→ **TASK TO COMPLETE**
Repeat the full listing below verbatim and keep the images out.

========

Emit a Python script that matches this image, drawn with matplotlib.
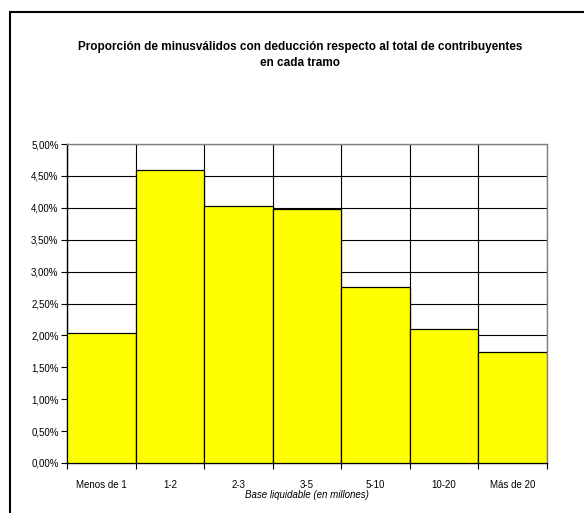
import matplotlib.pyplot as plt
from matplotlib.patches import Rectangle
from matplotlib.ticker import FuncFormatter, MultipleLocator, FixedLocator

tramos = ['Menos de 1', '1-2', '2-3', '3-5', '5-10', '10-20', 'Más de 20']
proporcion = [2.04, 4.60, 4.03, 3.98, 2.76, 2.10, 1.74]

plt.rcParams['font.family'] = ['Liberation Sans', 'DejaVu Sans']

fig = plt.figure(figsize=(5.84, 5.13), dpi=100)
# marco exterior del gráfico (sólo se ven los bordes izquierdo y superior)
fig.patches.append(Rectangle((10 / 584, -0.2), 1.2, 1.2 - 12 / 513, transform=fig.transFigure,
                             fill=False, edgecolor='black', linewidth=1.5))

ax = fig.add_axes([67 / 584, 50 / 513, 480 / 584, 319 / 513])
x = range(len(tramos))
ax.bar(x, proporcion, width=1.0, color='#ffff00', edgecolor='black', linewidth=0.9, zorder=3)

ax.set_xlim(-0.5, len(tramos) - 0.5)
ax.set_ylim(0, 5)
ax.yaxis.set_major_locator(MultipleLocator(0.5))
ax.yaxis.set_major_formatter(FuncFormatter(lambda v, p: ('%.2f%%' % v).replace('.', ',')))
ax.set_xticks(list(x))
ax.set_xticklabels(tramos)
ax.xaxis.set_minor_locator(FixedLocator([i - 0.5 for i in range(len(tramos) + 1)]))
ax.tick_params(axis='x', which='major', length=0, pad=12, labelsize=7)
ax.tick_params(axis='x', which='minor', length=4, direction='out', width=0.8)
ax.tick_params(axis='y', length=4, direction='out', width=0.8, labelsize=7, pad=2)

ax.grid(axis='y', which='major', color='black', linewidth=0.8, zorder=0)
ax.grid(axis='x', which='minor', color='black', linewidth=0.8, zorder=0)
ax.set_axisbelow(True)
for s in ax.spines.values():
    s.set_color('#808080')
    s.set_linewidth(1.0)
ax.spines['left'].set_color('black')
ax.spines['bottom'].set_color('black')

ax.set_xlabel('Base liquidable (en millones)', fontsize=7, style='italic', labelpad=0)

fig.text(300 / 584, 1 - 55 / 513, 'Proporción de minusválidos con deducción respecto al total de contribuyentes\nen cada tramo',
         ha='center', va='center', fontsize=8.5, fontweight='bold', linespacing=1.55)

fig.savefig('out.png', dpi=100)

========

→ **RESULT FOR THIS TASK**
Emit a Python script that matches this image, drawn with matplotlib.
import matplotlib.pyplot as plt
from matplotlib.patches import Rectangle
from matplotlib.ticker import FuncFormatter, MultipleLocator, FixedLocator

tramos = ['Menos de 1', '1-2', '2-3', '3-5', '5-10', '10-20', 'Más de 20']
proporcion = [2.04, 4.60, 4.03, 3.98, 2.76, 2.10, 1.74]

plt.rcParams['font.family'] = ['Liberation Sans', 'DejaVu Sans']

fig = plt.figure(figsize=(5.84, 5.13), dpi=100)
# marco exterior del gráfico (sólo se ven los bordes izquierdo y superior)
fig.patches.append(Rectangle((10 / 584, -0.2), 1.2, 1.2 - 12 / 513, transform=fig.transFigure,
                             fill=False, edgecolor='black', linewidth=1.5))

ax = fig.add_axes([67 / 584, 50 / 513, 480 / 584, 319 / 513])
x = range(len(tramos))
ax.bar(x, proporcion, width=1.0, color='#ffff00', edgecolor='black', linewidth=0.9, zorder=3)

ax.set_xlim(-0.5, len(tramos) - 0.5)
ax.set_ylim(0, 5)
ax.yaxis.set_major_locator(MultipleLocator(0.5))
ax.yaxis.set_major_formatter(FuncFormatter(lambda v, p: ('%.2f%%' % v).replace('.', ',')))
ax.set_xticks(list(x))
ax.set_xticklabels(tramos)
ax.xaxis.set_minor_locator(FixedLocator([i - 0.5 for i in range(len(tramos) + 1)]))
ax.tick_params(axis='x', which='major', length=0, pad=12, labelsize=7)
ax.tick_params(axis='x', which='minor', length=4, direction='out', width=0.8)
ax.tick_params(axis='y', length=4, direction='out', width=0.8, labelsize=7, pad=2)

ax.grid(axis='y', which='major', color='black', linewidth=0.8, zorder=0)
ax.grid(axis='x', which='minor', color='black', linewidth=0.8, zorder=0)
ax.set_axisbelow(True)
for s in ax.spines.values():
    s.set_color('#808080')
    s.set_linewidth(1.0)
ax.spines['left'].set_color('black')
ax.spines['bottom'].set_color('black')

ax.set_xlabel('Base liquidable (en millones)', fontsize=7, style='italic', labelpad=0)

fig.text(300 / 584, 1 - 55 / 513, 'Proporción de minusválidos con deducción respecto al total de contribuyentes\nen cada tramo',
         ha='center', va='center', fontsize=8.5, fontweight='bold', linespacing=1.55)

fig.savefig('out.png', dpi=100)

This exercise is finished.